Protecting and advocating for vulnerable or under-represented communities – both patients and staff – came though in several presentations. Lynsey Warwick-Giles presented an overview of the role different national and local stakeholders play in addressing systemic health inequalities. Annie Sorbie and Gemma Hughes combined two recent projects to discuss the conceptualisation of vulnerability, both medically and socially in the context of patients and staff. Finally, Adrian Wright presented the findings of an NHS pilot to address workplace conflict differently, based on the principles of restorative justice, compassion, and a just learning culture.

The relationship between academia and policymaking is an underlying theme of all of HPPN’s work, and Petra Makela brought this to the forefront with her presentation on tacit knowledge exchange in academic-policy engagement.

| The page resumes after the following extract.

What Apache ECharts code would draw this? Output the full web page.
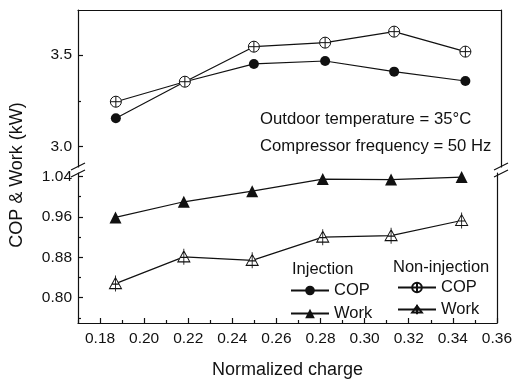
<!DOCTYPE html>
<html>
<head>
<meta charset="utf-8">
<script src="https://cdn.jsdelivr.net/npm/echarts@6/dist/echarts.min.js"></script>
<style>
  html, body { margin: 0; padding: 0; background: #fff; }
  #chart { width: 515px; height: 380px; }
</style>
</head>
<body>
<div id="chart"></div>
<script>
// data
var charge = [0.187, 0.218, 0.249, 0.281, 0.312, 0.344];
var injCop = [3.155, 3.354, 3.451, 3.467, 3.409, 3.358];
var nonInjCop = [3.245, 3.354, 3.545, 3.567, 3.627, 3.518];
var injWork = [0.959, 0.990, 1.011, 1.035, 1.034, 1.039];
var nonInjWork = [0.828, 0.881, 0.874, 0.920, 0.923, 0.953];

// ticks
var xMajor = [0.18, 0.20, 0.22, 0.24, 0.26, 0.28, 0.30, 0.32, 0.34, 0.36];
var xMinor = [0.17, 0.19, 0.21, 0.23, 0.25, 0.27, 0.29, 0.31, 0.33, 0.35];
var copMajor = [3.0, 3.5];
var copMinor = [3.25];
var workMajor = [0.80, 0.88, 0.96, 1.04];
var workMinor = [0.76, 0.84, 0.92, 1.00];

var FONT = 'Liberation Sans';
var INK = '#111';

function pairs(xs, ys) {
	var out = [];
	for (var i = 0; i < xs.length; i++) out.push([xs[i], ys[i]]);
	return out;
}

var symCrossCircle = 'path://M0,6A6,6,0,1,1,12,6A6,6,0,1,1,0,6ZM6,0L6,12M0,6L12,6';
var symCrossTri = 'path://M6,2L12,13L0,13ZM6,0L6,16M2,8.5L10,8.5';

var chart = echarts.init(document.getElementById('chart'));

var lineStyle = {color: INK, width: 1.2};
// blank axis used only for the frame lines
function frameY(grid, pos) {
	return {type: 'value', gridIndex: grid, position: pos, min: grid == 0 ? 2.889 : 0.75, max: grid == 0 ? 3.745 : 1.047,
		axisLine: {show: true, lineStyle: lineStyle}, axisTick: {show: false}, axisLabel: {show: false}, splitLine: {show: false}};
}
// left axis ticks
function tickY(grid, major, minor, withLabels, digits) {
	return {type: 'value', gridIndex: grid, position: 'left', min: grid == 0 ? 2.889 : 0.75, max: grid == 0 ? 3.745 : 1.047,
		axisLine: {show: withLabels, lineStyle: lineStyle},
		axisTick: {show: true, inside: true, length: withLabels ? 5 : 3, lineStyle: lineStyle, customValues: withLabels ? major : minor},
		axisLabel: {show: withLabels, customValues: major, fontFamily: FONT, fontSize: 15.5, color: INK, margin: 6,
			formatter: function(v){ return v.toFixed(digits); }},
		splitLine: {show: false}};
}

var option = {
	backgroundColor: '#fff',
	animation: false,
	grid: [
		{left: 78, right: 14, top: 10, height: 157},
		{left: 78, right: 14, top: 173, height: 154}
	],
	xAxis: [
		{type: 'value', gridIndex: 0, position: 'top', min: 0.17, max: 0.36,
			axisLine: {show: true, lineStyle: lineStyle}, axisTick: {show: false}, axisLabel: {show: false}, splitLine: {show: false}},
		{type: 'value', gridIndex: 1, position: 'bottom', min: 0.17, max: 0.36,
			axisLine: {show: true, lineStyle: lineStyle},
			axisTick: {show: true, inside: true, length: 5, lineStyle: lineStyle, customValues: xMajor},
			axisLabel: {customValues: xMajor, fontFamily: FONT, fontSize: 15.5, color: INK, margin: 8,
				formatter: function(v){ return v.toFixed(2); }},
			splitLine: {show: false},
			name: 'Normalized charge', nameLocation: 'middle', nameGap: 38,
			nameTextStyle: {fontFamily: FONT, fontSize: 18, color: INK}},
		{type: 'value', gridIndex: 1, position: 'bottom', min: 0.17, max: 0.36,
			axisLine: {show: false},
			axisTick: {show: true, inside: true, length: 3, lineStyle: lineStyle, customValues: xMinor},
			axisLabel: {show: false}, splitLine: {show: false}}
	],
	yAxis: [
		tickY(0, copMajor, copMinor, true, 1),
		tickY(0, copMajor, copMinor, false, 1),
		frameY(0, 'right'),
		tickY(1, workMajor, workMinor, true, 2),
		tickY(1, workMajor, workMinor, false, 2),
		frameY(1, 'right')
	],
	legend: [
		{data: ['Injection COP', 'Injection Work'], orient: 'vertical', left: 290, top: 282, padding: 0,
			itemWidth: 38, itemHeight: 12, itemGap: 6, itemTextGap: 5,
			textStyle: {fontFamily: FONT, fontSize: 16.5, color: INK},
			formatter: function(n){ return n.split(' ').pop(); }},
		{data: ['Non-injection COP', 'Non-injection Work'], orient: 'vertical', left: 397, top: 279, padding: 0,
			itemWidth: 38, itemHeight: 12, itemGap: 5, itemTextGap: 5,
			textStyle: {fontFamily: FONT, fontSize: 16.5, color: INK},
			formatter: function(n){ return n.split(' ').pop(); }}
	],
	graphic: [
		{type: 'text', left: 260, top: 111, style: {text: 'Outdoor temperature = 35°C', font: '16.7px "Liberation Sans"', fill: INK}},
		{type: 'text', left: 260, top: 138, style: {text: 'Compressor frequency = 50 Hz', font: '16.7px "Liberation Sans"', fill: INK}},
		{type: 'text', left: 292, top: 261, style: {text: 'Injection', font: '16.5px "Liberation Sans"', fill: INK}},
		{type: 'text', left: 393, top: 259, style: {text: 'Non-injection', font: '16.5px "Liberation Sans"', fill: INK}},
		{type: 'text', x: 17, y: 175, rotation: Math.PI / 2,
			style: {text: 'COP & Work (kW)', font: '18px "Liberation Sans"', fill: INK, align: 'center', verticalAlign: 'middle'}},
		// axis break marks
		{type: 'line', shape: {x1: 71, y1: 170, x2: 85, y2: 163}, style: {stroke: INK, lineWidth: 1.2}},
		{type: 'line', shape: {x1: 71, y1: 177, x2: 85, y2: 170}, style: {stroke: INK, lineWidth: 1.2}},
		{type: 'line', shape: {x1: 494, y1: 170, x2: 508, y2: 163}, style: {stroke: INK, lineWidth: 1.2}},
		{type: 'line', shape: {x1: 494, y1: 177, x2: 508, y2: 170}, style: {stroke: INK, lineWidth: 1.2}}
	],
	series: [
		{name: 'Injection COP', type: 'line', xAxisIndex: 0, yAxisIndex: 0, data: pairs(charge, injCop),
			symbol: 'circle', symbolSize: 10, lineStyle: lineStyle, itemStyle: {color: INK}},
		{name: 'Non-injection COP', type: 'line', xAxisIndex: 0, yAxisIndex: 0, data: pairs(charge, nonInjCop),
			symbol: symCrossCircle, symbolSize: 11, lineStyle: lineStyle,
			itemStyle: {color: '#fff', borderColor: INK, borderWidth: 1}},
		{name: 'Injection Work', type: 'line', xAxisIndex: 1, yAxisIndex: 3, data: pairs(charge, injWork),
			symbol: 'triangle', symbolSize: 12, lineStyle: lineStyle, itemStyle: {color: INK}},
		{name: 'Non-injection Work', type: 'line', xAxisIndex: 1, yAxisIndex: 3, data: pairs(charge, nonInjWork),
			symbol: symCrossTri, symbolSize: [12, 16], lineStyle: lineStyle,
			itemStyle: {color: '#fff', borderColor: INK, borderWidth: 1}}
	]
};
chart.setOption(option);
</script>
</body>
</html>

HPPN has a long tradition of supporting PhD students and early career researchers, and we were delighted to host 7 PhD students to present their work. Last year’s winner of the Steve Harrison Award for best student presentation, Francis Ayomoh presented his thesis chapter on task-shifting in maternity services in Nigeria. An international policy theme was strong amongst PhD projects, with Adwoa Agyemang-Benneh presenting the findings of her fieldwork in Ghana, examining the role of state and non-state actors on primary care reform, which had some interesting and unexpected comparisons with primary care policy in the English NHS. Nour Al-Quraan gave a comprehensive summary of Jordan’s health policies framed around equality and equity, which again linked smoothly to how health inequalities are being conceptualised in many other countries. International occupational and environmental health policy was a key theme of Tadpong Tantipanjaporn’s and Budsakorn Chommueang’s presentations on heat stress in sugar cane workers and residential rat control management respectively, which showcased the broad range of health policy areas covered by HPPN.

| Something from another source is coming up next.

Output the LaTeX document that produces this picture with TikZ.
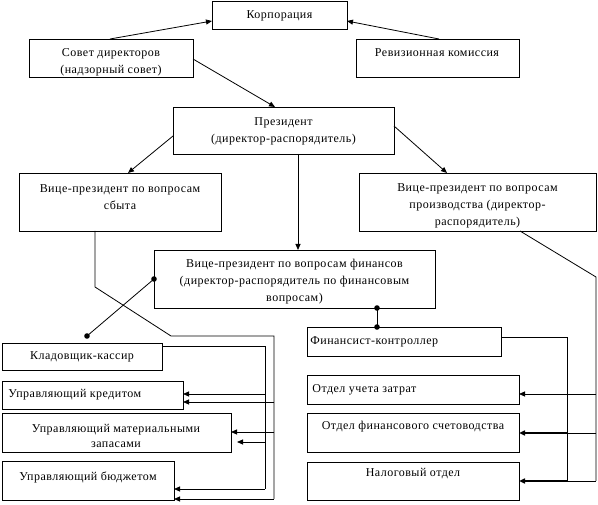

Closer to home, Melissa Surgey presented the findings of her recently completed PhD thesis which proposed re-framing the role of health and care commissioners as relationship managers in integrated care. Verity Jones used the context-mechanism-outcomes framework to explore co-production in youth mental health services which brought a patient focus to proceedings. At the closing of the conference, Verity was awarded the Steve Harrison Award for her engaging presentation and the importance of her research area.

This year we decided to run single sessions – rather than parallel – with slightly shorter presentations to fully showcase the breadth of HPPN members’ work and enable everyone to engage with all presentations. We hope the programme demonstrated the wide-reaching scope – geographically, topically, and theoretically – that HPPN welcomes.

A highlight of HPPN is the opportunity to network with members, with new and familiar faces making connections, and many delegates enjoying a conference dinner at local arts venue HOME.  We look forward to seeing you next year.

About the author

Melissa is a Research Associate in the Health Organisation, Policy and Economics (HOPE) research group and Centre for Primary Care and Health Services Research. She is currently working on a post-implementation review of the Health and Care Act 2022, commissioned by the NIHR’s Policy Research Programme. This follows on from her PhD research which examined the form and function of commissioning in the new health and care system in England.

Prior to joining The University of Manchester, Melissa was a senior manager in the National Health Service (NHS) and is able to apply her experience of policymaking, strategic planning, commissioning and corporate governance to her research, as well as providing teaching support on the MPH Introduction to Health Policy unit.